Mixed metaphors

in-nuce.com mixed metaphors

When metaphors from different subjects are combined incongruously, the result is a “mixed metaphor”.

Mixed metaphors

From English Composition and Rhetoric, by Alexander Bain, and The King's English, by Henry Fowler:

I. A metaphor should be consistent throughout.

It requires more thought and imagination to understand a metaphor than a simile in which the comparison is expressed more clearly.
A. to kindle a seed
We may sow a seed or kindle a flame, but cannot “kindle a seed.”
B. to take arms against a sea of troubles
We may take arms against a foe, or find ourselves in a sea of troubles, but the mental image of taking arms against a sea is confusing.
C. I bridle in my struggling muse with pain,
   That longs to launch into a bolder strain.
The above has often been quoted from Addison’s poem on the victories of Marlborough as an example of a mixed metaphor. In it, the muse is first likened to a horse, and then to a ship.


II. A mixture of the metaphorical and the literal is also objectionable.

Boyle was the father of chemistry (metaphorical)
and brother to the Earl of Cork. (literal)


III. When words have lost their metaphorical meaning, the incongruity is no longer felt.

The original meaning of most words can be traced back to something physical.
A. There are, therefore, many words that have ceased to be metaphors, but still so far suggest their original meaning as to give the sense of harmony when the figure is attended to.
We say use means, and take steps, but not use steps.
B. One may acquire knowledge, take degrees, contract habits, lay up treasure, obtain rewards, win prizes, gain celebrity, arrive at honors, conduct affairs, espouse a side, interpose authority, pursue a course, turn to account, serve for a warning, bear no malice, profess principles, cultivate acquaintance, pass over in silence.
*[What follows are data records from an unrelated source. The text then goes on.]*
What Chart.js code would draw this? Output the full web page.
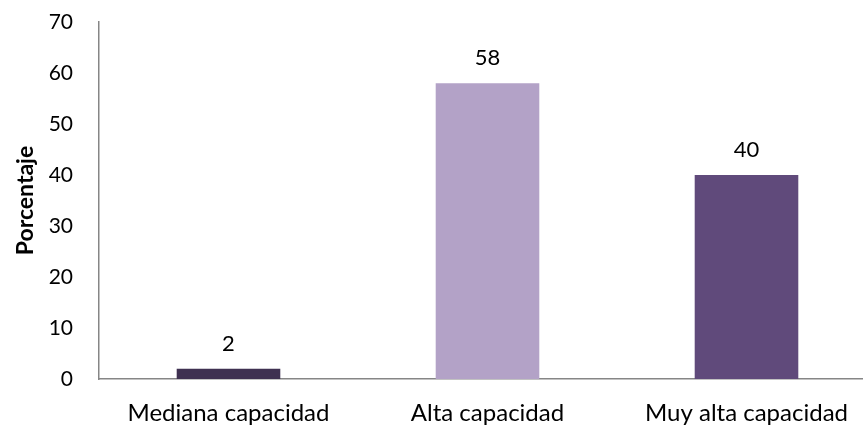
<!DOCTYPE html>
<html><head><meta charset="utf-8">
<script src="https://cdn.jsdelivr.net/npm/chart.js@4"></script>
<style>html,body{margin:0;padding:0;overflow:hidden;background:#fff}#wrap{width:876px;height:430px;position:relative}</style>
</head><body><div id="wrap"><canvas id="c"></canvas></div>
<script>
const categories = ["Mediana capacidad", "Alta capacidad", "Muy alta capacidad"];
const values = [2, 58, 40];
const barColors = ["#3f3151", "#b3a2c7", "#604a7b"];
const yTicks = [0, 10, 20, 30, 40, 50, 60, 70];
const FONT = "Lato, 'Open Sans', sans-serif";

const labelPlugin = {
  id: 'labels',
  afterDatasetsDraw(chart) {
    const ctx = chart.ctx;
    const meta = chart.getDatasetMeta(0);
    ctx.save();
    ctx.font = "22px " + FONT;
    ctx.fillStyle = "#000";
    ctx.textAlign = "center";
    ctx.textBaseline = "middle";
    meta.data.forEach((bar, i) => {
      ctx.fillText(String(values[i]), bar.x, bar.y - 25);
    });
    ctx.restore();
  }
};

new Chart(document.getElementById('c'), {
  type: 'bar',
  data: { labels: categories, datasets: [{ data: values, backgroundColor: barColors, barPercentage: 0.4, categoryPercentage: 1 }] },
  options: {
    responsive: true, maintainAspectRatio: false, animation: false,
    layout: { padding: { top: 22, right: 0, left: 0, bottom: 0 } },
    plugins: { legend: { display: false }, tooltip: { enabled: false } },
    scales: {
      y: {
        min: 0, max: 70,
        afterBuildTicks(s) { s.ticks = yTicks.map(v => ({ value: v })); },
        afterFit(s) { s.width = 99; s.paddingTop = 0; s.paddingBottom = 0; },
        grid: { display: false, drawTicks: false },
        border: { display: true, color: "#868686", width: 1.5 },
        ticks: { color: "#000", font: { family: FONT, size: 21 }, padding: 26 },
        title: { display: true, text: "Porcentaje", color: "#000", font: { family: FONT, size: 23, weight: 'bold' }, padding: { top: 12, bottom: 0 } }
      },
      x: {
        afterFit(s) { s.height = 51; s.paddingLeft = 0; s.paddingRight = 0; },
        grid: { display: false, drawTicks: false },
        border: { display: true, color: "#868686", width: 1.5 },
        ticks: { color: "#000", font: { family: FONT, size: 24 }, padding: 20 }
      }
    }
  },
  plugins: [labelPlugin]
});
</script></body></html>
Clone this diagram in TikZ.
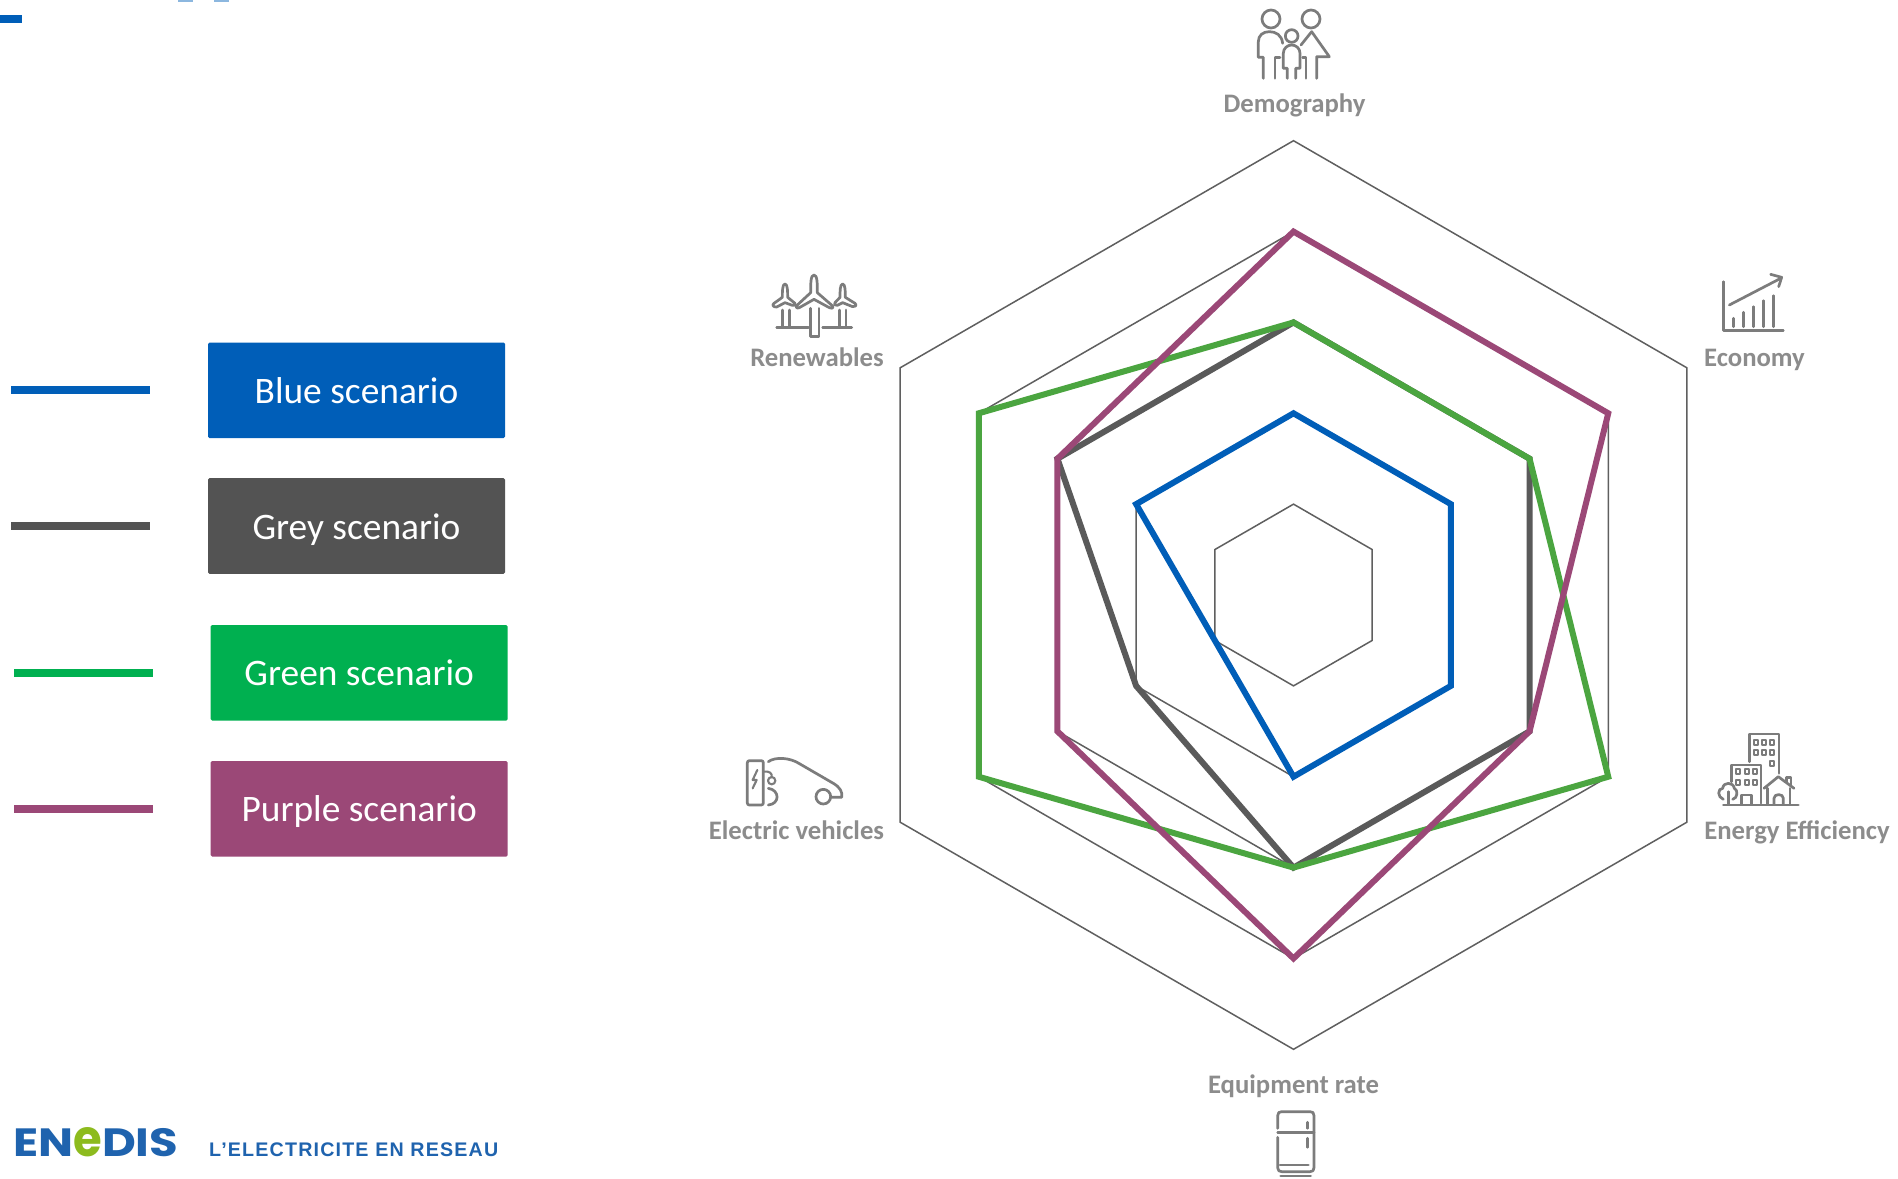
\documentclass[tikz,border=0pt]{standalone}
\usepackage{fontspec}
\setmainfont{Carlito}
\newfontfamily\tagfont[LetterSpace=6]{Liberation Sans}
\newfontfamily\logofont{Poppins}
\usetikzlibrary{calc}
\definecolor{cblue}{HTML}{005EB8}
\definecolor{cgrey}{HTML}{535353}
\definecolor{cgreen}{HTML}{00B050}
\definecolor{cpurple}{HTML}{9B4877}
\definecolor{sgreen}{HTML}{4BA540}
\definecolor{sgrey}{HTML}{5A5A5A}
\definecolor{ring}{HTML}{5F5F5F}
\definecolor{lab}{HTML}{8C8C8C}
\definecolor{ico}{HTML}{7C7C7C}
\definecolor{lblue}{HTML}{1F63AE}
\definecolor{lgreen}{HTML}{8DBB1E}
\tikzset{
  x=1pt,y=-1pt,
  ringline/.style={draw=ring,line width=1.5pt,line join=miter},
  serie/.style={line width=6pt,line join=miter},
  legbox/.style={rectangle,rounded corners=1.5pt,minimum width=297pt,minimum height=95.6pt,inner sep=0pt,text height=26pt,text depth=0pt,text=white,font=\fontsize{37.4}{42}\selectfont},
  legline/.style={line width=8pt},
  axlabel/.style={anchor=base,inner sep=0pt,text=lab,font=\fontsize{26.7}{30}\selectfont\bfseries},
  icon/.style={draw=ico,line width=2.7pt,line cap=round,line join=round,fill=none},
  iconthin/.style={draw=ico,line width=2.1pt,line cap=round,line join=round,fill=none},
}
\begin{document}
\begin{tikzpicture}
\useasboundingbox (0,0) rectangle (1898,1178);
\fill[white] (0,0) rectangle (1898,1178);

% fragments clipped by the top edge
\fill[cblue] (0,15) rectangle (22,22.5);
\fill[cblue!45] (178,0) rectangle (193,1.5);
\fill[cblue!45] (214,0) rectangle (229,1.5);

% radar grid vertices
\foreach \r in {1,...,5}{
  \foreach \i in {0,...,5}{
    \coordinate (v\r-\i) at ({1293.5+\r*90.86*sin(\i*60)},{595-\r*90.86*cos(\i*60)});
  }
}
\foreach \r in {1,...,5}{
  \draw[ringline] (v\r-0)--(v\r-1)--(v\r-2)--(v\r-3)--(v\r-4)--(v\r-5)--cycle;
}
% series
\draw[serie,cblue] (v2-0)--(v2-1)--(v2-2)--(v2-3)--(v1-4)--(v2-5)--cycle;
\draw[serie,sgrey] (v3-0)--(v3-1)--(v3-2)--(v3-3)--(v2-4)--(v3-5)--cycle;
\draw[serie,sgreen] (v3-0)--(v3-1)--(v4-2)--(v3-3)--(v4-4)--(v4-5)--cycle;
\draw[serie,cpurple] (v4-0)--(v4-1)--(v3-2)--(v4-3)--(v3-4)--(v3-5)--cycle;

% legend
\node[legbox,fill=cblue] (bb) at (356.5,390.3) {Blue scenario};
\node[legbox,fill=cgrey] (bg) at (356.5,526) {Grey scenario};
\node[legbox,fill=cgreen] (bv) at (359.2,672.8) {Green scenario};
\node[legbox,fill=cpurple] (bp) at (359.2,808.8) {Purple scenario};
\coordinate (lb) at (11,390.3);  \coordinate (lbe) at (150,390.3);
\coordinate (lg) at (11,526);    \coordinate (lge) at (150,526);
\coordinate (lv) at (14,672.8);  \coordinate (lve) at (153,672.8);
\coordinate (lp) at (14,808.8);  \coordinate (lpe) at (153,808.8);
\draw[legline,cblue] (lb)--(lbe);
\draw[legline,cgrey] (lg)--(lge);
\draw[legline,cgreen] (lv)--(lve);
\draw[legline,cpurple] (lp)--(lpe);

% axis labels
\node[axlabel] (tdem) at (1294.5,112) {Demography};
\node[axlabel] (teco) at (1754.5,366.5) {Economy};
\node[axlabel] (tene) at (1797,839) {Energy Efficiency};
\node[axlabel] (tequ) at (1293.5,1093.7) {Equipment rate};
\node[axlabel] (tele) at (796.5,839) {Electric vehicles};
\node[axlabel] (tren) at (817,366) {Renewables};

% Demography icon
\begin{scope}[shift={(1200,0)},x=0.3333pt,y=-0.3333pt]
  \draw[icon] (213,57) circle (27);
  \draw[icon] (333,57) circle (27);
  \draw[icon] (275,108) circle (19);
  \draw[icon] (190,235)--(190,172)--(175,172)--(175,125) .. controls (175,105) and (190,95) .. (208,95) .. controls (228,95) and (245,105) .. (248,130);
  \draw[icon] (225,235)--(225,172)--(240,172);
  \draw[icon] (262,235)--(262,205)--(250,205)--(250,160) .. controls (250,145) and (262,135) .. (275,135) .. controls (288,135) and (300,145) .. (300,160)--(300,205)--(287,205)--(287,235);
  \draw[icon] (303,135)--(335,95)--(388,170)--(350,170)--(350,235);
  \draw[icon] (308,172)--(318,172)--(318,235);
\end{scope}

% Economy icon
\begin{scope}[shift={(1690,260)},x=0.3333pt,y=-0.3333pt]
  \draw[icon] (100,65)--(100,212)--(280,212);
  \draw[icon] (130,175)--(130,200);
  \draw[icon] (160,157)--(160,200);
  \draw[icon] (190,140)--(190,200);
  \draw[icon] (220,122)--(220,200);
  \draw[icon] (250,107)--(250,200);
  \draw[icon] (118,135)--(272,55);
  \draw[icon] (242,43)--(275,52)--(266,80);
\end{scope}

% Energy efficiency icon
\begin{scope}[shift={(1690,720)},x=0.3333pt,y=-0.3333pt]
  \draw[icon] (178,125)--(178,42)--(267,42)--(267,160);
  \foreach \wx in {197,222,247}{
    \foreach \wy in {68,97}{
      \draw[iconthin] (\wx-6,\wy-7) rectangle (\wx+6,\wy+7);
    }
  }
  \draw[iconthin] (241,123) rectangle (253,137);
  \draw[icon] (125,185)--(125,135)--(213,135)--(213,250);
  \foreach \wx in {145,170,195}{
    \foreach \wy in {155,187}{
      \draw[iconthin] (\wx-6,\wy-7) rectangle (\wx+6,\wy+7);
    }
  }
  \draw[icon] (100,238) .. controls (82,232) and (82,205) .. (98,205) .. controls (100,185) and (130,185) .. (133,205) .. controls (145,210) and (143,235) .. (128,238);
  \draw[icon] (115,215)--(115,252);
  \draw[icon] (100,255)--(325,255);
  \draw[icon] (155,252)--(155,225)--(185,225)--(185,252);
  \draw[icon] (222,205)--(265,170)--(312,205);
  \draw[icon] (290,185)--(290,172)--(303,172)--(303,195);
  \draw[icon] (232,205)--(232,252);
  \draw[icon] (300,205)--(300,252);
  \draw[icon] (252,252)--(252,235) .. controls (252,220) and (280,220) .. (280,235)--(280,252);
\end{scope}

% Equipment rate icon
\begin{scope}[shift={(1190,1060)},x=0.3333pt,y=-0.3333pt]
  \draw[icon] (263,205) -- (263,167) .. controls (263,158) and (268,155) .. (275,155) -- (360,155) .. controls (368,155) and (372,158) .. (372,167) -- (372,323) .. controls (372,332) and (368,335) .. (360,335) -- (275,335) .. controls (268,335) and (263,332) .. (263,323) -- (263,232);
  \draw[icon] (263,217)--(372,217);
  \draw[icon] (352,187)--(352,205);
  \draw[icon] (352,235)--(352,262);
  \draw[icon] (270,315)--(355,315);
  \draw[icon] (272,348)--(362,348);
\end{scope}

% Electric vehicles icon
\begin{scope}[shift={(700,740)},x=0.3333pt,y=-0.3333pt]
  \draw[icon,rounded corners=2pt] (142,62) rectangle (190,195);
  \draw[iconthin] (172,90)--(158,120)--(170,120)--(158,145);
  \draw[icon] (205,65) .. controls (225,50) and (270,52) .. (300,72) -- (400,130) .. controls (420,142) and (428,155) .. (425,172) -- (395,172);
  \draw[icon] (370,170) circle (22);
  \draw[icon] (205,145) .. controls (240,150) and (240,192) .. (205,195);
  \draw[iconthin] (190,95) .. controls (208,92) and (218,100) .. (215,112);
  \draw[iconthin] (215,122) circle (11);
\end{scope}

% Renewables icon
\begin{scope}[shift={(740,260)},x=0.3333pt,y=-0.3333pt]
  \draw[icon] (222,45) .. controls (232,45) and (232,70) .. (232,98) -- (278,138) .. controls (282,145) and (272,147) .. (268,143) -- (222,118) -- (178,143) .. controls (170,147) and (165,140) .. (172,135) -- (212,98) .. controls (212,70) and (212,45) .. (222,45) -- cycle;
  \draw[icon] (212,145)--(212,230)--(237,230)--(237,145);
  \draw[icon] (110,203)--(205,203);
  \draw[icon] (248,203)--(335,203);
  \draw[icon] (135,72) .. controls (143,72) and (143,95) .. (143,112) -- (165,130) .. controls (168,136) and (160,138) .. (157,136) -- (135,128) -- (110,141) .. controls (100,142) and (95,135) .. (102,130) -- (127,112) .. controls (127,95) and (127,72) .. (135,72) -- cycle;
  \draw[icon] (128,150)--(128,200);
  \draw[icon] (148,150)--(148,200);
  \draw[icon] (308,72) .. controls (316,72) and (316,95) .. (316,112) -- (345,130) .. controls (352,136) and (345,142) .. (338,140) -- (308,128) -- (292,136) .. controls (285,138) and (280,132) .. (285,128) -- (300,112) .. controls (300,95) and (300,72) .. (308,72) -- cycle;
  \draw[icon] (298,150)--(298,200);
  \draw[icon] (318,150)--(318,200);
\end{scope}

% logo
\node[anchor=south west,inner sep=0pt] (logo) at (13,1157.5) {\resizebox{165pt}{29pt}{\logofont\bfseries\color{lblue}EN{\color{lgreen}\scalebox{1}[1.3]{e}}DIS}};
\node[anchor=base west,inner sep=0pt,text=lblue] (tag) at (209,1156) {\resizebox{289pt}{!}{\fontsize{18.6}{20}\tagfont\bfseries L’ELECTRICITE EN RESEAU}};
\end{tikzpicture}
\end{document}
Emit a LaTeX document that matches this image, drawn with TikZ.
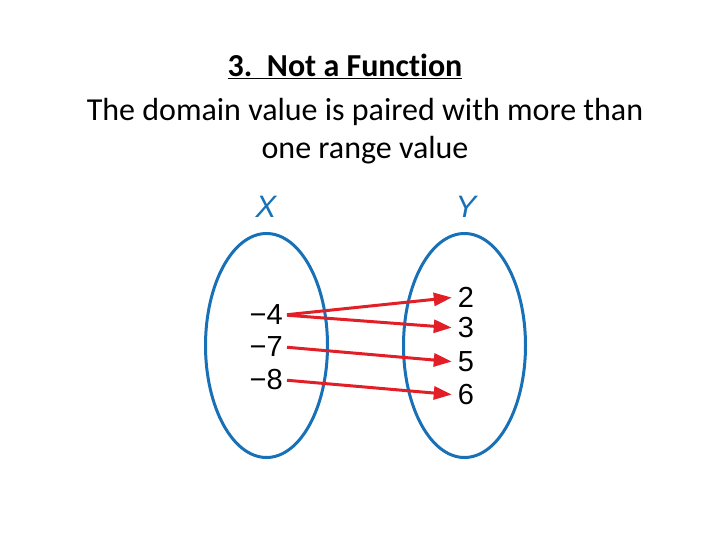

All these expressions owe their suitability not to the original sense of the words, but to the established usages of the language.


IV. Confusion can only exist between metaphors that are grammatically inseparable.

A. No amount of punctuation can save the following:
I smell a rat
I see him hovering in the air,
and I will nip him in the bud.
Him is inseparable from the later metaphors and refers to the rat.
B. But there is no confusion in the following passages:
This happy breed of men, this little world...

This nurse, this teeming womb of royal kings...

This blessed plot, this earth, this realm, this England...
Any one of the metaphors may be removed without affecting the grammar.